Dünyanın insan olmadan daha iyi olacağını düşünmüyordum. Bana göre dünyanın güzelliği ancak onu algılayacak bilinçli bir zihin varsa güzeldi. Aslında insan, güzelliğe tanıklık ederek onu yaratıyordu. Aksi takdirde dünya sadece kimyasallar ve organizmalardan ibaretti.
Daha önce Beyaz Dünya adlı romanını yayımladığımız Andrew McGahan, Tanrısız Bir Dünyanın Mucizeleri’nde insan ruhunun en derin korkuları ve arzularına odaklanırken doğanın bilinmezliğine dair cesur bir bakış da ortaya koyuyor.
Issız bir adadaki akıl hastanesinde yaşayan dilsiz ve adsız sansız bir yetimin hayatı, hastaneye gizemli bir yabancının gelişiyle birlikte köklü bir değişime uğrar.

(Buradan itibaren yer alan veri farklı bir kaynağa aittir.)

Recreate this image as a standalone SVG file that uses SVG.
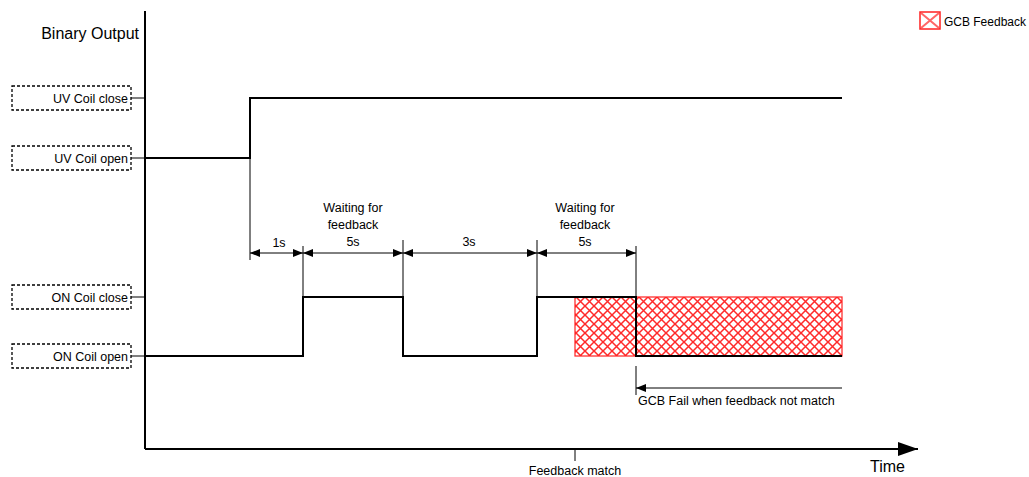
<svg xmlns="http://www.w3.org/2000/svg" width="1029" height="477" viewBox="0 0 1029 477">
<defs>
<pattern id="hatch" width="9" height="9" patternUnits="userSpaceOnUse">
<path d="M0,0 L9,9 M9,0 L0,9" stroke="#ff2a2a" stroke-width="1.5" fill="none"/>
</pattern>
<marker id="ah" viewBox="0 0 10 8" refX="10" refY="4" markerWidth="10" markerHeight="8" markerUnits="userSpaceOnUse" orient="auto-start-reverse">
<path d="M0,0 L10,4 L0,8 Z" fill="#000"/>
</marker>
<marker id="big" viewBox="0 0 20 14" refX="20" refY="7" markerWidth="20" markerHeight="14" markerUnits="userSpaceOnUse" orient="auto">
<path d="M0,0 L20,7 L0,14 Z" fill="#000"/>
</marker>
</defs>
<style>
text{font-family:"Liberation Sans",Arial,sans-serif;font-size:12.5px;fill:#000}
.big{font-size:16px}
.leg{font-size:12px}
.box{fill:#fff;stroke:#000;stroke-width:1.3;stroke-dasharray:3,2}
.thin{stroke:#000;stroke-width:1;fill:none}
.sig{stroke:#000;stroke-width:2;fill:none}
.hatch{fill:url(#hatch);stroke:#ff2020;stroke-width:1.2}
</style>
<rect width="1029" height="477" fill="#fff"/>

<g id="legend">
<rect x="920" y="12" width="20" height="17" fill="#fff" stroke="#ff2020" stroke-width="1.5"/>
<path d="M921,13 L939,28 M939,13 L921,28" stroke="#ff4040" stroke-width="2" opacity="0.8"/>
<text x="1026" y="26" class="leg" text-anchor="end">GCB Feedback</text>
</g>

<g id="feedback-area">
<rect x="575" y="297" width="267" height="59" class="hatch"/>
</g>

<g id="axes">
<line x1="145" y1="11" x2="145" y2="449" class="sig"/>
<line x1="145" y1="449" x2="918" y2="449" class="sig" marker-end="url(#big)"/>
<text x="139" y="39" class="big" text-anchor="end">Binary Output</text>
<text x="905" y="472" class="big" text-anchor="end">Time</text>
</g>

<g id="uv-close">
<rect x="12" y="86" width="119" height="24" class="box"/>
<text x="128" y="103" text-anchor="end">UV Coil close</text>
</g>
<g id="uv-open">
<rect x="12" y="146" width="119" height="24" class="box"/>
<text x="128" y="163" text-anchor="end">UV Coil open</text>
</g>
<g id="on-close">
<rect x="12" y="285" width="119" height="24" class="box"/>
<text x="128" y="302" text-anchor="end">ON Coil close</text>
</g>
<g id="on-open">
<rect x="12" y="344" width="119" height="24" class="box"/>
<text x="128" y="361" text-anchor="end">ON Coil open</text>
</g>

<g id="connectors">
<line x1="131" y1="98" x2="145" y2="98" class="thin"/>
<line x1="131" y1="158" x2="145" y2="158" class="thin"/>
<line x1="131" y1="297" x2="145" y2="297" class="thin"/>
<line x1="131" y1="356" x2="145" y2="356" class="thin"/>

<polyline points="145,158 250,158 250,98 842,98" class="sig"/>
<polyline points="145,356 303,356 303,297 403,297 403,356 537,356 537,297 636,297 636,356 842,356" class="sig"/>

<line x1="250" y1="158" x2="250" y2="260" class="thin"/>
<line x1="303" y1="246" x2="303" y2="297" class="thin"/>
<line x1="403" y1="240" x2="403" y2="297" class="thin"/>
<line x1="537" y1="240" x2="537" y2="297" class="thin"/>
<line x1="636" y1="246" x2="636" y2="297" class="thin"/>
<line x1="636" y1="366" x2="636" y2="395" class="thin"/>
<line x1="575" y1="449" x2="575" y2="461" class="thin"/>

<line x1="250" y1="253" x2="303" y2="253" class="thin" marker-start="url(#ah)" marker-end="url(#ah)"/>
<line x1="303" y1="253" x2="403" y2="253" class="thin" marker-start="url(#ah)" marker-end="url(#ah)"/>
<line x1="403" y1="253" x2="537" y2="253" class="thin" marker-start="url(#ah)" marker-end="url(#ah)"/>
<line x1="537" y1="253" x2="636" y2="253" class="thin" marker-start="url(#ah)" marker-end="url(#ah)"/>
<line x1="842" y1="388" x2="636" y2="388" class="thin" marker-end="url(#ah)"/>
</g>

<g id="labels">
<text x="279" y="247" text-anchor="middle">1s</text>
<text x="353" y="212" text-anchor="middle">Waiting for</text>
<text x="353" y="229" text-anchor="middle">feedback</text>
<text x="353" y="246" text-anchor="middle">5s</text>
<text x="469" y="246" text-anchor="middle">3s</text>
<text x="585" y="212" text-anchor="middle">Waiting for</text>
<text x="585" y="229" text-anchor="middle">feedback</text>
<text x="585" y="246" text-anchor="middle">5s</text>
<text x="638" y="405">GCB Fail when feedback not match</text>
<text x="575" y="475" text-anchor="middle">Feedback match</text>
</g>
</svg>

Sessiz yetim kız, bu esrarengiz adamla kurduğu bağ aracılığıyla, gerçeklikle deliliğin ötesinde bir dünyanın kapılarını aralar. Ama bu dünyada kimse güvende değildir. Hastaneyi çevreleyen dağlar patlamalarla sarsılırken, yer altından gelen tuhaf titreşimler dünyayı altüst eder. Peki, bu olayların arkasında kim ya da ne vardır?
Cadı, Başmelek, Bakire gibi arketipsel karakterlerin zaman ve mekânın ötesine geçen bir anlatının parçaları haline geldiği bu çarpıcı eser, sadece doğaüstü bir hikâye değil, aynı zamanda insan olmanın anlamına dair felsefi bir sorgulama. Yayımlandığı yıl Aurealis Ödülü’ne layık görülen Tanrısız Bir Dünyanın Mucizeleri, McGahan’ın kışkırtıcı, rahatsız edici ama büyüleyici üslubunu yansıtarak, okurları metafiziksel ve gerçeklikten kopmuş bir evrene çekiyor.